The limits to the policy rate divergence between the Fed and the ECB will not be determined by some “unwritten law” that says the ECB can’t move rates unless the Fed does (this one will be refuted next week anyway, as the ECB is poised to deliver its first rate cut while the Fed stands pat).
Neither are exchange rate effects – any depreciation of the euro against the dollar that would result from the ECB going solo – that large. I reckon a 10% depreciation of the euro against the US dollar should add around 0.2 percentage points to inflation over two years. That is completely dwarfed by the contribution of domestic factors to inflation pressures.
And therein lies the rub. It will be the relative trajectory of those domestic inflation drivers that will ultimately determine the degree of divergence.
The key for that is labor markets. A good summary indicator of labor market tightness to watch is the ratio of job vacancies (or job openings) to unemployed workers.
source: Macrobond, European Statistical Offices, ECB, BLS
As the chart shows, in the US the labor market is becoming less tight. The labor market reasserting its influence over inflation is just a matter of time (indeed it is already happening) in my view - provided the Fed stays restrictive long enough.
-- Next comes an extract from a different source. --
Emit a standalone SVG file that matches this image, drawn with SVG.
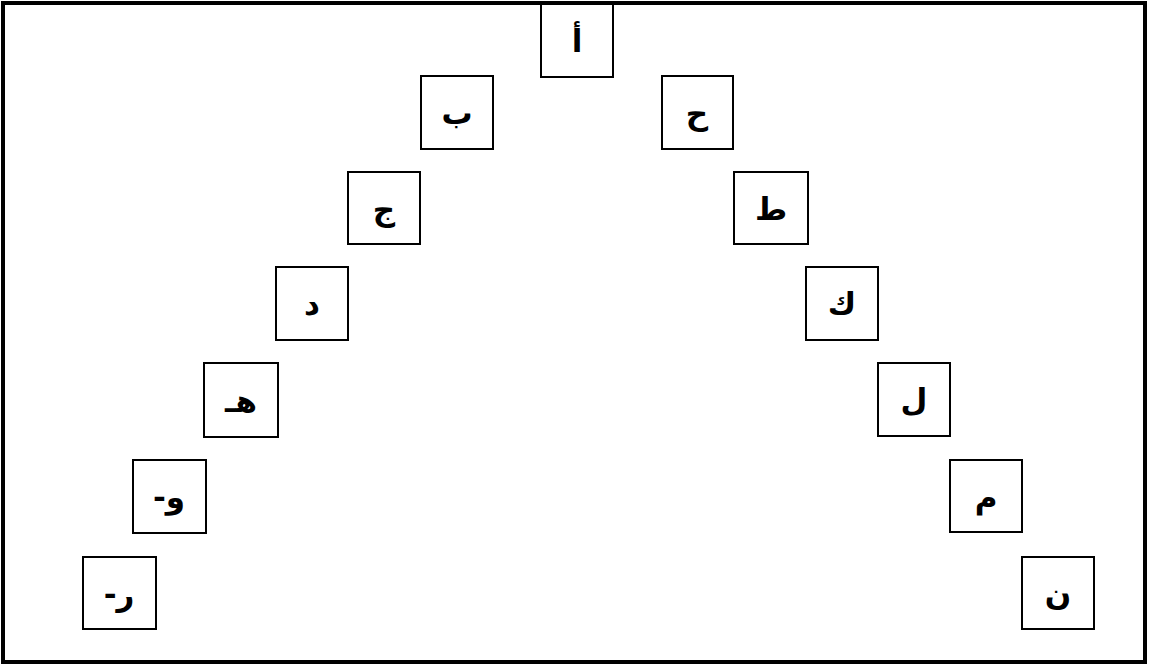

The euro area economy on the other hand is embarking on a cyclical recovery without the labor market having eased that much over the previous quarters.
That’s because in the euro area, labor market tightness is “structural” to a much greater extent than in the US, owing to
adverse European demographics
mismatch between the skills sought by employers and those supplied by workers
and, I suspect – it’s difficult to come up with timely numbers for Europe in particular – less immigration.